The catering sales manager at the beautiful catering hall has been trying to qwell the rumors that started during the peak of the storm on Monday evening.
"We had a bit of flood damage," she said to Patch, noting the bulkhead was gone, which led to a flooded basement and water damage to the first floor of the large sea-side building. "But we absolutely did not have a single flame here."
Ospina-Weinstein said the power, and gas for that matter, was cut hours before the storm even made its devastating turn towards New York and New Jersey.
While many Main Street and Deer Park Avenue businesses are opening their doors again, The Venetian, however, did not escape without some structural damage. The back dock, which allowed visitors to take in the scenes similar to the nearby Babylon Docks, was completely ruined and much of it remained hanging off the back of the building precariously as workers cleared the insides of the building.
The Venetian, pummeled but not destroyed, is expected to reopen in about three-to-four months.
Next door at the Babylon Beach House, a similar story unfolded. Owner Scott Lockwood had gotten all of his senior residents out of the building way before Sandy really made an impact.

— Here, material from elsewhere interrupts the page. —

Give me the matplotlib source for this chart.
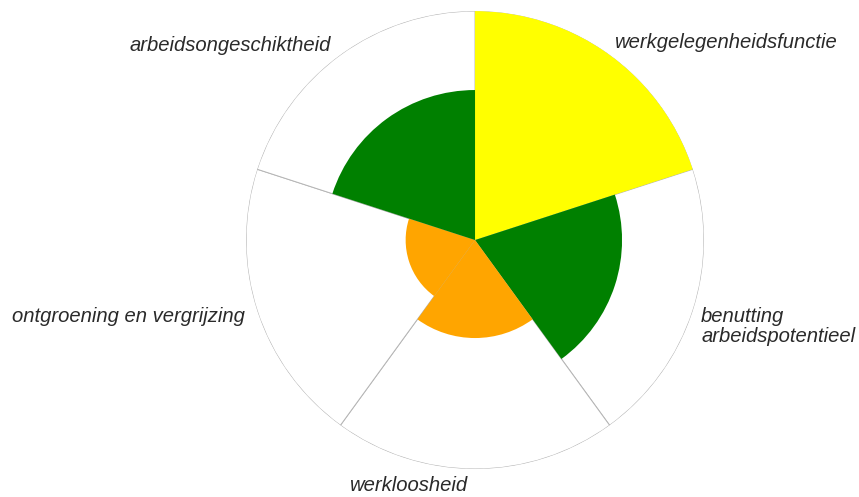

That decision was worth it – most of the interior was ripped apart by the 6-to-8 foot waves that overtook the building.
Lockwood could be seen with other workers on Wednesday and Thursday clearing the interior of the building – electric fireplaces, furniture and other decor ruined by seawaters – was in a giant pile and awaited a dumpster.
"It's sad, but everyone's safe," said Lockwood. "That's what matters."
He had no early estimate on when the senior home would open its doors again to residents.
Another building that took a visible, public beating – thanks largely to News 12 Long Island's broadcast from that spot – was the Sherwin-Williams Paint Store on the border of Babylon Village and West Islip.
Flood waters rushed up the Sumpwam's Creek, pummeling other businesses near by as well, and flooded the building through its back door, which was protected by sandbags.
Owner/manager Anthony Lewis said waters up to 4 feet overtook his business, in its 26th year in Babylon and destroyed everything in sight.
"The enviornmental guys are going to be here and despose of all the paint correctly," he said. "We'll be back. It'll be a while, but we'll be back."
Sherwin-Williams is a corporation, he noted, and would be able to provide a lot of money to get his storefront back to new again.
"It's terrible, especially since I saw it happen live on TV, but we'll be okay," he said. "Just happy everyone's okay."